▼

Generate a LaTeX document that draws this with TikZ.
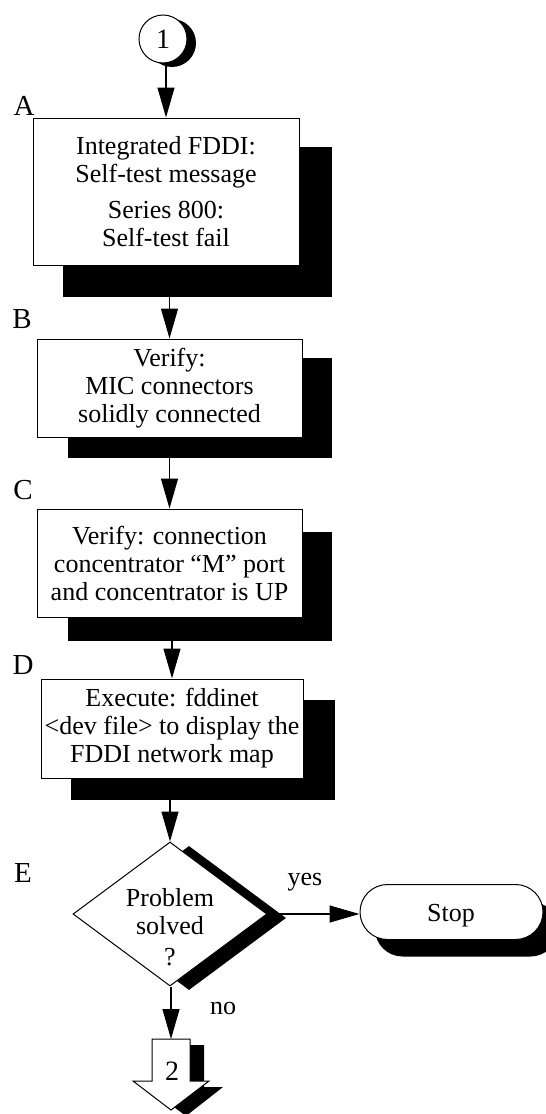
\documentclass[tikz,border=0pt]{standalone}
\usepackage{fontspec}
\setmainfont{Liberation Serif}
\usetikzlibrary{arrows.meta,shapes.geometric,shapes.misc}
\begin{document}
\begin{tikzpicture}[x=1pt,y=-1pt,
  every node/.style={font=\fontsize{26}{28}\selectfont},
  box/.style={draw,fill=white,line width=1pt,align=center,inner sep=0pt},
  shadowbox/.style={fill=black,inner sep=0pt},
  flow/.style={line width=1.2pt,-{Triangle[length=30pt,width=17pt]}},
  lbl/.style={inner sep=0pt,font=\fontsize{29}{30}\selectfont}]
\useasboundingbox (0,0) rectangle (546,1114);

% start connector
\node[circle,fill=black,minimum size=48pt,inner sep=0pt] (s1) at (172,43) {};
\node[circle,draw,fill=white,line width=1pt,minimum size=48pt,inner sep=0pt,font=\fontsize{28}{30}\selectfont] (c1) at (163,39) {1};

% A
\node[lbl] (lA) at (24,106) {A};
\node[shadowbox,minimum width=269pt,minimum height=150pt] (sA) at (197.5,222) {};
\node[box,minimum width=266pt,minimum height=147pt] (A) at (166,191.5)
  {Integrated FDDI:\\Self-test message\\[8pt]Series 800:\\Self-test fail};

% B
\node[lbl] (lB) at (22,319) {B};
\node[shadowbox,minimum width=264pt,minimum height=100pt] (sB) at (200,408) {};
\node[box,minimum width=265pt,minimum height=98pt] (B) at (169.5,388)
  {Verify:\\MIC connectors\\solidly connected};

% C
\node[lbl] (lC) at (23,490) {C};
\node[shadowbox,minimum width=264pt,minimum height=109pt] (sC) at (200,586.5) {};
\node[box,minimum width=265pt,minimum height=108pt] (C) at (169.5,563)
  {Verify: connection\\concentrator “M” port\\and concentrator is UP};

% D
\node[lbl] (lD) at (23,665) {D};
\node[shadowbox,minimum width=264pt,minimum height=100pt] (sD) at (203,750) {};
\node[box,minimum width=262pt,minimum height=99pt] (D) at (172,728.5)
  {Execute: fddinet\\\textless dev file\textgreater{} to display the\\FDDI network map};

% E
\node[lbl] (lE) at (23,873) {E};
\node[diamond,fill=black,minimum width=194pt,minimum height=144pt,inner sep=0pt] (sE) at (189,918) {};
\node[diamond,draw,fill=white,line width=1pt,minimum width=194pt,minimum height=144pt,inner sep=0pt] (E) at (170,914) {};
\node[align=center,inner sep=0pt] (Et) at (170,927) {Problem\\solved\\[3pt]?};

% Stop
\node[rounded rectangle,fill=black,minimum width=183pt,minimum height=55pt,inner sep=0pt] (sStop) at (466.5,929) {};
\node[rounded rectangle,draw,fill=white,line width=1pt,minimum width=183pt,minimum height=55pt,inner sep=0pt] (Stop) at (451.5,912) {};
\node[inner sep=0pt] (Stopt) at (451,916) {Stop};
\node[lbl,font=\fontsize{26}{28}\selectfont] (yes) at (305,882) {yes};

% off-page connector 2
\fill[black] (166,1045) -- (204,1045) -- (204,1087) -- (223,1087) -- (186,1116) -- (147,1087) -- (166,1087) -- cycle;
\draw[fill=white,line width=1pt] (152,1039) -- (190,1039) -- (190,1081) -- (209,1081) -- (171,1110) -- (133,1081) -- (152,1081) -- cycle;
\coordinate (off) at (171,1039);
\node[inner sep=0pt,font=\fontsize{28}{30}\selectfont] (n2) at (172,1071) {2};
\node[lbl,font=\fontsize{26}{28}\selectfont] (no) at (223,1008) {no};

% connectors
\draw[flow] (c1.south -| A.north) -- (A.north);
\draw[flow] (B.north |- sA.south) -- (B.north);
\draw[flow] (C.north |- sB.south) -- (C.north);
\draw[flow] (D.north |- sC.south) -- (D.north);
\draw[flow] (E.north |- sD.south) -- (E.north);
\draw[flow] (E.east) -- (E.east -| Stop.west);
\draw[flow] (E.south -| off) -- (off);
\end{tikzpicture}
\end{document}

▲

**SET TASK:** Transcribe the listing above verbatim. Omit the pictures.

**SOLUTION FOR THIS PROBLEM:**
Generate a LaTeX document that draws this with TikZ.
\documentclass[tikz,border=0pt]{standalone}
\usepackage{fontspec}
\setmainfont{Liberation Serif}
\usetikzlibrary{arrows.meta,shapes.geometric,shapes.misc}
\begin{document}
\begin{tikzpicture}[x=1pt,y=-1pt,
  every node/.style={font=\fontsize{26}{28}\selectfont},
  box/.style={draw,fill=white,line width=1pt,align=center,inner sep=0pt},
  shadowbox/.style={fill=black,inner sep=0pt},
  flow/.style={line width=1.2pt,-{Triangle[length=30pt,width=17pt]}},
  lbl/.style={inner sep=0pt,font=\fontsize{29}{30}\selectfont}]
\useasboundingbox (0,0) rectangle (546,1114);

% start connector
\node[circle,fill=black,minimum size=48pt,inner sep=0pt] (s1) at (172,43) {};
\node[circle,draw,fill=white,line width=1pt,minimum size=48pt,inner sep=0pt,font=\fontsize{28}{30}\selectfont] (c1) at (163,39) {1};

% A
\node[lbl] (lA) at (24,106) {A};
\node[shadowbox,minimum width=269pt,minimum height=150pt] (sA) at (197.5,222) {};
\node[box,minimum width=266pt,minimum height=147pt] (A) at (166,191.5)
  {Integrated FDDI:\\Self-test message\\[8pt]Series 800:\\Self-test fail};

% B
\node[lbl] (lB) at (22,319) {B};
\node[shadowbox,minimum width=264pt,minimum height=100pt] (sB) at (200,408) {};
\node[box,minimum width=265pt,minimum height=98pt] (B) at (169.5,388)
  {Verify:\\MIC connectors\\solidly connected};

% C
\node[lbl] (lC) at (23,490) {C};
\node[shadowbox,minimum width=264pt,minimum height=109pt] (sC) at (200,586.5) {};
\node[box,minimum width=265pt,minimum height=108pt] (C) at (169.5,563)
  {Verify: connection\\concentrator “M” port\\and concentrator is UP};

% D
\node[lbl] (lD) at (23,665) {D};
\node[shadowbox,minimum width=264pt,minimum height=100pt] (sD) at (203,750) {};
\node[box,minimum width=262pt,minimum height=99pt] (D) at (172,728.5)
  {Execute: fddinet\\\textless dev file\textgreater{} to display the\\FDDI network map};

% E
\node[lbl] (lE) at (23,873) {E};
\node[diamond,fill=black,minimum width=194pt,minimum height=144pt,inner sep=0pt] (sE) at (189,918) {};
\node[diamond,draw,fill=white,line width=1pt,minimum width=194pt,minimum height=144pt,inner sep=0pt] (E) at (170,914) {};
\node[align=center,inner sep=0pt] (Et) at (170,927) {Problem\\solved\\[3pt]?};

% Stop
\node[rounded rectangle,fill=black,minimum width=183pt,minimum height=55pt,inner sep=0pt] (sStop) at (466.5,929) {};
\node[rounded rectangle,draw,fill=white,line width=1pt,minimum width=183pt,minimum height=55pt,inner sep=0pt] (Stop) at (451.5,912) {};
\node[inner sep=0pt] (Stopt) at (451,916) {Stop};
\node[lbl,font=\fontsize{26}{28}\selectfont] (yes) at (305,882) {yes};

% off-page connector 2
\fill[black] (166,1045) -- (204,1045) -- (204,1087) -- (223,1087) -- (186,1116) -- (147,1087) -- (166,1087) -- cycle;
\draw[fill=white,line width=1pt] (152,1039) -- (190,1039) -- (190,1081) -- (209,1081) -- (171,1110) -- (133,1081) -- (152,1081) -- cycle;
\coordinate (off) at (171,1039);
\node[inner sep=0pt,font=\fontsize{28}{30}\selectfont] (n2) at (172,1071) {2};
\node[lbl,font=\fontsize{26}{28}\selectfont] (no) at (223,1008) {no};

% connectors
\draw[flow] (c1.south -| A.north) -- (A.north);
\draw[flow] (B.north |- sA.south) -- (B.north);
\draw[flow] (C.north |- sB.south) -- (C.north);
\draw[flow] (D.north |- sC.south) -- (D.north);
\draw[flow] (E.north |- sD.south) -- (E.north);
\draw[flow] (E.east) -- (E.east -| Stop.west);
\draw[flow] (E.south -| off) -- (off);
\end{tikzpicture}
\end{document}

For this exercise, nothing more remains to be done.